The opposite holds true for stopping the motion of the fireworks in mid air. As with any type of moving object, in order to “freeze” or arrest motion in a photo means that the shutter speed must be set to at least the same speed as whatever is moving. This is when things get a little tricky when it comes to imaging fireworks. Too fast of a shutter speed and your fireworks will be nothing more than shapeless points of light. To capture the full effect of the explosions a shutter speed must be used that begins just before the fireworks detonate in the air and then ends immediately after the explosion dissipates. Try a shutter speed around 1/25 second to begin but the most important thing will be anticipation the explosions before the happen. A little trial and error will probably be required but don’t give up! Here’s an example of a firework display that has been shot at a relatively faster shutter speed of 1/15 second.

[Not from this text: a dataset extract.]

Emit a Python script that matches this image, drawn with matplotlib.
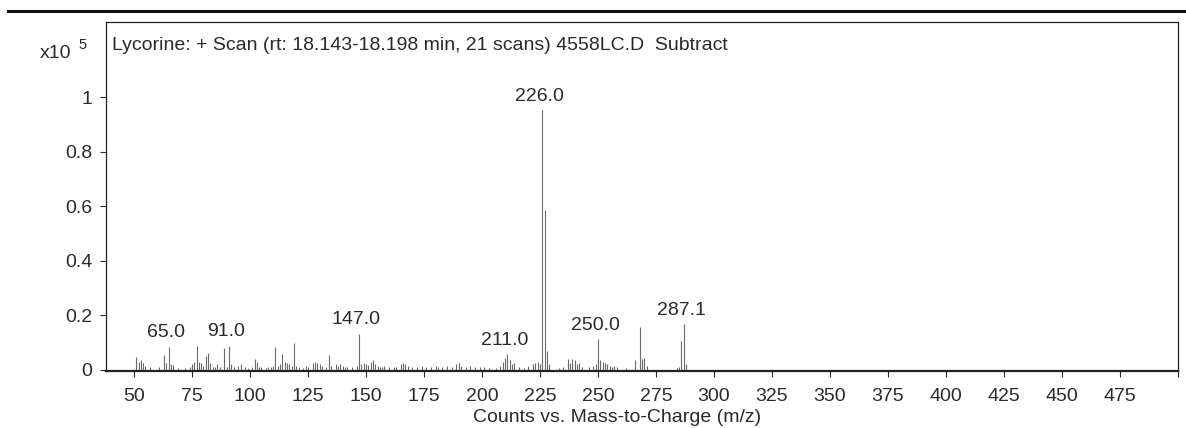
import matplotlib
matplotlib.use("Agg")
import matplotlib.pyplot as plt
from matplotlib.lines import Line2D

plt.rcParams['font.family'] = ['Liberation Sans', 'DejaVu Sans']

# m/z values and relative abundances (x10^5 counts)
mz = [51, 52, 53, 54, 55, 57, 61, 63, 64, 65, 66, 67, 69, 72, 74, 75, 76, 77, 78, 79,
      80, 81, 82, 83, 84, 85, 86, 87, 89, 90, 91, 92, 93, 95, 96, 98, 99, 101, 102, 103,
      104, 105, 107, 108, 109, 110, 111, 112, 113, 114, 115, 116, 117, 118, 119, 120, 121,
      123, 124, 125, 127, 128, 129, 130, 131, 133, 134, 135, 137, 138, 139, 140, 141, 142,
      144, 146, 147, 148, 149, 150, 151, 152, 153, 154, 155, 156, 157, 158, 160, 162, 163,
      165, 166, 167, 168, 170, 172, 174, 176, 178, 180, 181, 183, 185, 187, 189, 190, 191,
      193, 195, 197, 199, 201, 203, 206, 208, 209, 210, 211, 212, 213, 214, 216, 218, 220,
      222, 223, 224, 225, 226, 227, 228, 229, 233, 235, 237, 238, 239, 240, 241, 242, 243,
      246, 248, 249, 250, 251, 252, 253, 254, 255, 256, 257, 258, 262, 266, 268, 269, 270,
      271, 284, 285, 286, 287.1, 288]
counts = [0.048, 0.030, 0.035, 0.025, 0.015, 0.010, 0.010, 0.055, 0.025, 0.084, 0.020,
          0.018, 0.008, 0.008, 0.012, 0.020, 0.028, 0.088, 0.030, 0.025, 0.015, 0.050,
          0.062, 0.025, 0.010, 0.010, 0.020, 0.012, 0.080, 0.012, 0.088, 0.020, 0.012,
          0.015, 0.020, 0.010, 0.008, 0.012, 0.040, 0.030, 0.012, 0.010, 0.008, 0.010,
          0.012, 0.015, 0.085, 0.015, 0.020, 0.060, 0.030, 0.025, 0.020, 0.015, 0.100,
          0.015, 0.010, 0.008, 0.015, 0.010, 0.025, 0.030, 0.025, 0.020, 0.015, 0.010,
          0.055, 0.015, 0.020, 0.015, 0.020, 0.015, 0.012, 0.010, 0.010, 0.015, 0.132,
          0.020, 0.025, 0.020, 0.018, 0.030, 0.035, 0.020, 0.015, 0.012, 0.010, 0.015,
          0.012, 0.010, 0.012, 0.020, 0.025, 0.020, 0.015, 0.010, 0.012, 0.015, 0.010,
          0.012, 0.015, 0.012, 0.010, 0.015, 0.012, 0.020, 0.025, 0.015, 0.012, 0.015,
          0.010, 0.012, 0.010, 0.008, 0.008, 0.015, 0.030, 0.045, 0.058, 0.035, 0.020,
          0.025, 0.010, 0.008, 0.015, 0.020, 0.025, 0.030, 0.020, 0.952, 0.586, 0.070,
          0.020, 0.008, 0.010, 0.040, 0.025, 0.040, 0.035, 0.020, 0.025, 0.012, 0.010,
          0.015, 0.020, 0.113, 0.035, 0.030, 0.025, 0.020, 0.015, 0.012, 0.015, 0.010,
          0.008, 0.035, 0.157, 0.040, 0.045, 0.015, 0.008, 0.012, 0.107, 0.168, 0.020]

# labelled peaks
label_mz = [65.0, 91.0, 147.0, 211.0, 226.0, 250.0, 287.1]
label_y = [0.084, 0.088, 0.132, 0.058, 0.952, 0.113, 0.168]

x_ticks = [50, 75, 100, 125, 150, 175, 200, 225, 250, 275, 300, 325, 350, 375, 400,
           425, 450, 475, 500]
y_ticks = [0, 0.2, 0.4, 0.6, 0.8, 1]

title = "Lycorine: + Scan (rt: 18.143-18.198 min, 21 scans) 4558LC.D  Subtract"
xlabel = "Counts vs. Mass-to-Charge (m/z)"

FS = 14
TXT = '#2a2a2a'

fig = plt.figure(figsize=(11.86, 4.28), dpi=100)
ax = fig.add_axes([0.0894, 0.1332, 0.9039, 0.8154])

ax.vlines(mz, 0, counts, colors='#6a6a6a', linewidth=0.8)

for xm, ym in zip(label_mz, label_y):
    ax.annotate(f"{xm:.1f}", (xm, ym), xytext=(-2, 4), textcoords='offset points',
                ha='center', va='bottom', fontsize=FS, color=TXT)

ax.set_xlim(38, 500)
ax.set_ylim(-0.004, 1.275)
ax.set_xticks(x_ticks)
ax.set_xticklabels([str(t) if t < 500 else '' for t in x_ticks])
ax.set_yticks(y_ticks)
ax.set_yticklabels(['0', '0.2', '0.4', '0.6', '0.8', '1'])
ax.tick_params(axis='both', labelsize=FS, colors=TXT, length=4, width=0.8,
               direction='out')
ax.tick_params(axis='x', pad=8)
ax.tick_params(axis='y', pad=6)
for s in ax.spines.values():
    s.set_linewidth(0.9)
    s.set_color('#222222')
ax.spines['bottom'].set_linewidth(1.6)

ax.set_xlabel(xlabel, fontsize=FS, color=TXT)
ax.xaxis.set_label_coords(0.477, -0.109)

ax.text(0.006, 0.934, title, transform=ax.transAxes, fontsize=FS,
        ha='left', va='center', color=TXT)
fig.text(40 / 1186, 1 - 53 / 428, "x10", fontsize=FS, ha='left', va='center',
         color=TXT)
fig.text(83 / 1186, 1 - 45 / 428, "5", fontsize=10.5, ha='center', va='center',
         color=TXT)

fig.add_artist(Line2D([8 / 1186, 1.0], [1 - 11 / 428, 1 - 11 / 428],
                      transform=fig.transFigure, color='#111111', linewidth=2.2))

fig.savefig("out.png", dpi=100)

Capturing iconic summertime images of fireworks is a fun way to get out and have fun with your camera. Fireworks can be a challenging but rewarding subject to photograph. Actually, photography of such highly contrasted low light scenes such as these can teach you a lot about photographic technique. Keep these key points in mind the next time you venture out to make photos of your local fireworks display:

Shoot using the lowest ISO you can while still getting the results you want. ISO 800 is a good starting point.

Set your lens at its largest aperture (smallest “f” number) to allow maximum light into the camera. Adjust your aperture for proper focus if needed.

Longer shutter speeds will produce more streaked and blurred firework photos. Begin with a one second exposure and tweak from there in order to give your images an abstract look.

Shorter shutter speeds will make those spectacular starbursts stand still. Start with a shutter speed of 1/25 and click the shutter button just as the firework explodes. Adjust your timing to get your desired result.

To add more interest to your firework photos try adding in external elements to your compositions such as buildings, boats, natural features, or even people.